TASK DIRECTIONS: Leave the pictures out and quote every line from the start of the listing to the line with "milagro_hi = [7.76e-12]", inclusive.

DATA EXCERPT:
****

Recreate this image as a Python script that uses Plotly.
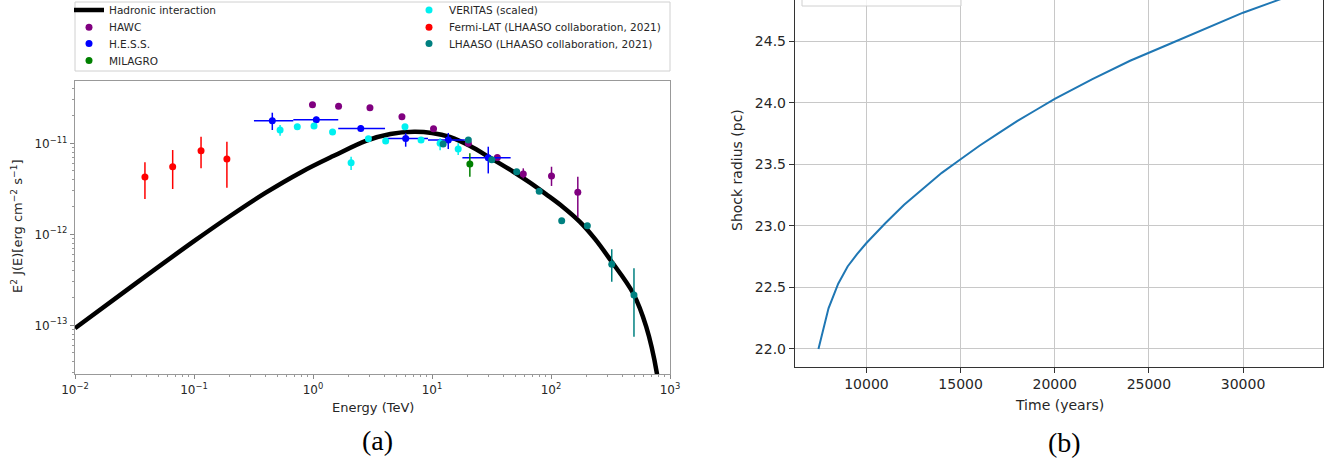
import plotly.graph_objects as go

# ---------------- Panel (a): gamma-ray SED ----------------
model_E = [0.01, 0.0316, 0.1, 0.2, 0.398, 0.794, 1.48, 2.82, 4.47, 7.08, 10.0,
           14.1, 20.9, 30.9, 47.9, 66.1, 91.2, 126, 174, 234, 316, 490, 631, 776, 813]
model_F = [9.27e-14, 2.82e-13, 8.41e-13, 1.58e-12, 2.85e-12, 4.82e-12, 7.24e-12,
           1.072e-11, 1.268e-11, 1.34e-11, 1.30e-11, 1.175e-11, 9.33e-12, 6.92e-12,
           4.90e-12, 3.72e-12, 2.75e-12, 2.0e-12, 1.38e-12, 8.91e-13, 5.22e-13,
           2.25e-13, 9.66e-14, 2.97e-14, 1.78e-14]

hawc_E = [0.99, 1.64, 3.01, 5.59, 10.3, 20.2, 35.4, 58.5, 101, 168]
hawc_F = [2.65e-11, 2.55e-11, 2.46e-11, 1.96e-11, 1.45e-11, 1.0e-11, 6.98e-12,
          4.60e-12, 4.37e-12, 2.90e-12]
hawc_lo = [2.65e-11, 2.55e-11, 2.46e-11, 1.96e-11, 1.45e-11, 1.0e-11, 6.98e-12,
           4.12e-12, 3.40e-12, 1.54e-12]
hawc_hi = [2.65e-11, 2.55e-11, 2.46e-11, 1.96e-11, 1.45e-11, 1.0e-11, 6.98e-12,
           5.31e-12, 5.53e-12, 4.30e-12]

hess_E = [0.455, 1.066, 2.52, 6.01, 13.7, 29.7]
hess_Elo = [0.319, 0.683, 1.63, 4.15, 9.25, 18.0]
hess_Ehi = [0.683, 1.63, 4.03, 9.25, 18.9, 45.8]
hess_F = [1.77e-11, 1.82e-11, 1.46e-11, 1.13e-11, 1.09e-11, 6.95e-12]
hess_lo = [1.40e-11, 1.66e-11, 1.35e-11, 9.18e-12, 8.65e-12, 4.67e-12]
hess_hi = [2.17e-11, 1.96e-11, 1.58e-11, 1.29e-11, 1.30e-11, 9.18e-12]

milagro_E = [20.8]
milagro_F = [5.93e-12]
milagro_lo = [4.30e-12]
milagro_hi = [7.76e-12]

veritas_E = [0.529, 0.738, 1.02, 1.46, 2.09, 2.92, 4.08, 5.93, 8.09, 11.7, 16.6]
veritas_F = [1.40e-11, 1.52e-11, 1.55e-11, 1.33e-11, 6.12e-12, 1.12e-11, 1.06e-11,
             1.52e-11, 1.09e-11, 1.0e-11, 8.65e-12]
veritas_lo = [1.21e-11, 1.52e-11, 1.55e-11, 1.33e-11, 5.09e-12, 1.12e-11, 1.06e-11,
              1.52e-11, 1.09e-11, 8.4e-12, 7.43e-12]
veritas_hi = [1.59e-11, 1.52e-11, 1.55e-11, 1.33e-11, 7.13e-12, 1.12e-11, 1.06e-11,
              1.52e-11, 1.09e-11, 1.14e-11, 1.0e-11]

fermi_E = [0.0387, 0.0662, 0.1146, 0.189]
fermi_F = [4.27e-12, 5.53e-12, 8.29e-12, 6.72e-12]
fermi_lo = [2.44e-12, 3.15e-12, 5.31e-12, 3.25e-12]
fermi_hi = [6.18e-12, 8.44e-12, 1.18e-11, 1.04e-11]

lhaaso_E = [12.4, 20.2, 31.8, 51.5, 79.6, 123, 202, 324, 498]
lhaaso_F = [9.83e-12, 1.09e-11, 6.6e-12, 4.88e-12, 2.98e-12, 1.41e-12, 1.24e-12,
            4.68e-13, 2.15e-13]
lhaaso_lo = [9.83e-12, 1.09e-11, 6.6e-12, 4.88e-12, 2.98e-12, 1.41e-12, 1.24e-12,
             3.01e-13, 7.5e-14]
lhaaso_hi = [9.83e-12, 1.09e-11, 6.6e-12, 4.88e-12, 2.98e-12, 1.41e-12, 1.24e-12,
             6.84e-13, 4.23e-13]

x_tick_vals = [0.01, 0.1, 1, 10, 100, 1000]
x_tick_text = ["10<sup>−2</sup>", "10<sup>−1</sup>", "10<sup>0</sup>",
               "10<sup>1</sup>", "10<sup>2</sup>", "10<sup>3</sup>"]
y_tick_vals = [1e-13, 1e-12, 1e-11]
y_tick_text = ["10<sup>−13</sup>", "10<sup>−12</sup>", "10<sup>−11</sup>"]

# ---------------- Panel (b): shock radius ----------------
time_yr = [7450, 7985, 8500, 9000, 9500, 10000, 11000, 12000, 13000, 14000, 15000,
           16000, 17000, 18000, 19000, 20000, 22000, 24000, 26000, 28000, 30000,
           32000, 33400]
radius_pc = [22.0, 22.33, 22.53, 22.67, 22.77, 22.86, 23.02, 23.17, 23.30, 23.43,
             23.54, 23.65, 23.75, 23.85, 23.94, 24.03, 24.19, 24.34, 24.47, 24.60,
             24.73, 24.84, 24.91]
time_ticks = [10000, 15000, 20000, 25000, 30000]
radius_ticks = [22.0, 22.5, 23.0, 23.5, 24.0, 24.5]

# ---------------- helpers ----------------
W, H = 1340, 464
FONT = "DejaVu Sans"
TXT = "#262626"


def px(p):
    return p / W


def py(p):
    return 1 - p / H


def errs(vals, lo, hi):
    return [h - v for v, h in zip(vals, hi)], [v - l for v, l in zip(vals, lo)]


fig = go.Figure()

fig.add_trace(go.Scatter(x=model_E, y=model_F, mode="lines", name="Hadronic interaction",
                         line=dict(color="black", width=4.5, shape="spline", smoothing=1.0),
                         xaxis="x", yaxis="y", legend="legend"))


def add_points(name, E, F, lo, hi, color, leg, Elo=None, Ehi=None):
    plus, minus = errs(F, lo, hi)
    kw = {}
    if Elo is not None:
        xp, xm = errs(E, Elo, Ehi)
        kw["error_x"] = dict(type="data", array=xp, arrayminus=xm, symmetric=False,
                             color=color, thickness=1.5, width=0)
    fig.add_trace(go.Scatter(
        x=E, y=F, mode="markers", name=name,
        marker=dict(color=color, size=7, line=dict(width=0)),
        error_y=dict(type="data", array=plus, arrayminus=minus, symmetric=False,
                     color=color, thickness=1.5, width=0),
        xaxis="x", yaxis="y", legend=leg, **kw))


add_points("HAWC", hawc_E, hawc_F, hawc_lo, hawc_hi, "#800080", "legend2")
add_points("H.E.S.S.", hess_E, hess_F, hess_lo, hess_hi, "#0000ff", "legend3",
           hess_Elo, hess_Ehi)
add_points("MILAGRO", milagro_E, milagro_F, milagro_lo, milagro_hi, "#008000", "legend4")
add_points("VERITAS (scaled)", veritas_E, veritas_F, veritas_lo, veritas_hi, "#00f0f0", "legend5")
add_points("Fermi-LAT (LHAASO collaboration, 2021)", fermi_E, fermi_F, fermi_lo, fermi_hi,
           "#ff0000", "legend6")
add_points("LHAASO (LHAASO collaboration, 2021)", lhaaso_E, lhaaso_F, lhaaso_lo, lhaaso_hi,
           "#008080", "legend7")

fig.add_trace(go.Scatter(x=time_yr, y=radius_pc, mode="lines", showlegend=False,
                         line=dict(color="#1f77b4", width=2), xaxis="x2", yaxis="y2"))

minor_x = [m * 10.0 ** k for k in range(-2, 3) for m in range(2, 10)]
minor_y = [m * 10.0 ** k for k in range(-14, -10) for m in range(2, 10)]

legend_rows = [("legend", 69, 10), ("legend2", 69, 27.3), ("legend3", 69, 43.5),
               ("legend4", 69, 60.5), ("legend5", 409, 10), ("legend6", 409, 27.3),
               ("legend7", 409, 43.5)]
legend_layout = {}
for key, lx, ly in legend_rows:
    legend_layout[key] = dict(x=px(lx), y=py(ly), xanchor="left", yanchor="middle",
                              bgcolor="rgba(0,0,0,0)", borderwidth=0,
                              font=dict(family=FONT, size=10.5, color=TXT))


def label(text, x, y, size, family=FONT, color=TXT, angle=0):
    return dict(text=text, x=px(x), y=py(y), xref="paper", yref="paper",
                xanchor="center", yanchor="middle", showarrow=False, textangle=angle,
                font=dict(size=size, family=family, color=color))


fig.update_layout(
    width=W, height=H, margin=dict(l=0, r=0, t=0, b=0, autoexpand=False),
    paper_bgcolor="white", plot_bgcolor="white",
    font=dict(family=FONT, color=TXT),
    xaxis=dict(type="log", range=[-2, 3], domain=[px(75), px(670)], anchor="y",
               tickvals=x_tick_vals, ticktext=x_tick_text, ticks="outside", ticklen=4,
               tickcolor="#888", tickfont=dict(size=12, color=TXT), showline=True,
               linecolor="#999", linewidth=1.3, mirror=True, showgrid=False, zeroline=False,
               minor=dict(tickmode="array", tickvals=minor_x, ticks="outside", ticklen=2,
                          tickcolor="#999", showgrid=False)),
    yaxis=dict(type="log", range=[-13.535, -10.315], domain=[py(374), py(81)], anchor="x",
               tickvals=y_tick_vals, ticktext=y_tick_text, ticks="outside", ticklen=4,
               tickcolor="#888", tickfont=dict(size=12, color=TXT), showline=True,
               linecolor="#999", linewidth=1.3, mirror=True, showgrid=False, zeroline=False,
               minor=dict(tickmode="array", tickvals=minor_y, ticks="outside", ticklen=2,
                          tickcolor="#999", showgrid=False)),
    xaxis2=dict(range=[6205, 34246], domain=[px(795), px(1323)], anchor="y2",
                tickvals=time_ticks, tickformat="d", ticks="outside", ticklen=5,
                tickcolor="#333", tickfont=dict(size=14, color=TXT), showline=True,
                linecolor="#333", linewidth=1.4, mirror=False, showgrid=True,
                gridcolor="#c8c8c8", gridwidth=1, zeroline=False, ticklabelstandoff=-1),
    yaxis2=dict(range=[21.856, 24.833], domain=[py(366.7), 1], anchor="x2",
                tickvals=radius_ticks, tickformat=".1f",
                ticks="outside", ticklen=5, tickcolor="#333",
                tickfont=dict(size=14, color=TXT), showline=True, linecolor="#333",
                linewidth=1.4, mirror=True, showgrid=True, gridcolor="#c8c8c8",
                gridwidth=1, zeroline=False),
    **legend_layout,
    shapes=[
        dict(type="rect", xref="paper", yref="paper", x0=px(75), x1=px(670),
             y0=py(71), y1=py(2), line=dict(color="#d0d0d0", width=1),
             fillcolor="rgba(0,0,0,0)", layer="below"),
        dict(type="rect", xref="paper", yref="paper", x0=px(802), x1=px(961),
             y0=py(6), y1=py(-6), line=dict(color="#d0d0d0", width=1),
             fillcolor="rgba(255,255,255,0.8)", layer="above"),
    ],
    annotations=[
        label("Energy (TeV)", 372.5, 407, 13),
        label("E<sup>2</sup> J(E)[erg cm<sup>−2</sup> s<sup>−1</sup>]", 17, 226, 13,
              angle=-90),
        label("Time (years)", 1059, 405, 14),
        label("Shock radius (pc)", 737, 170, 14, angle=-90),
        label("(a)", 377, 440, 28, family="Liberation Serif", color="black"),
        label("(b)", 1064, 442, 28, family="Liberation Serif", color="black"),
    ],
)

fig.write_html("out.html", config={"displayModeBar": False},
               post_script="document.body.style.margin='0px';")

****

RIGHT ANSWER:
Recreate this image as a Python script that uses Plotly.
import plotly.graph_objects as go

# ---------------- Panel (a): gamma-ray SED ----------------
model_E = [0.01, 0.0316, 0.1, 0.2, 0.398, 0.794, 1.48, 2.82, 4.47, 7.08, 10.0,
           14.1, 20.9, 30.9, 47.9, 66.1, 91.2, 126, 174, 234, 316, 490, 631, 776, 813]
model_F = [9.27e-14, 2.82e-13, 8.41e-13, 1.58e-12, 2.85e-12, 4.82e-12, 7.24e-12,
           1.072e-11, 1.268e-11, 1.34e-11, 1.30e-11, 1.175e-11, 9.33e-12, 6.92e-12,
           4.90e-12, 3.72e-12, 2.75e-12, 2.0e-12, 1.38e-12, 8.91e-13, 5.22e-13,
           2.25e-13, 9.66e-14, 2.97e-14, 1.78e-14]

hawc_E = [0.99, 1.64, 3.01, 5.59, 10.3, 20.2, 35.4, 58.5, 101, 168]
hawc_F = [2.65e-11, 2.55e-11, 2.46e-11, 1.96e-11, 1.45e-11, 1.0e-11, 6.98e-12,
          4.60e-12, 4.37e-12, 2.90e-12]
hawc_lo = [2.65e-11, 2.55e-11, 2.46e-11, 1.96e-11, 1.45e-11, 1.0e-11, 6.98e-12,
           4.12e-12, 3.40e-12, 1.54e-12]
hawc_hi = [2.65e-11, 2.55e-11, 2.46e-11, 1.96e-11, 1.45e-11, 1.0e-11, 6.98e-12,
           5.31e-12, 5.53e-12, 4.30e-12]

hess_E = [0.455, 1.066, 2.52, 6.01, 13.7, 29.7]
hess_Elo = [0.319, 0.683, 1.63, 4.15, 9.25, 18.0]
hess_Ehi = [0.683, 1.63, 4.03, 9.25, 18.9, 45.8]
hess_F = [1.77e-11, 1.82e-11, 1.46e-11, 1.13e-11, 1.09e-11, 6.95e-12]
hess_lo = [1.40e-11, 1.66e-11, 1.35e-11, 9.18e-12, 8.65e-12, 4.67e-12]
hess_hi = [2.17e-11, 1.96e-11, 1.58e-11, 1.29e-11, 1.30e-11, 9.18e-12]

milagro_E = [20.8]
milagro_F = [5.93e-12]
milagro_lo = [4.30e-12]
milagro_hi = [7.76e-12]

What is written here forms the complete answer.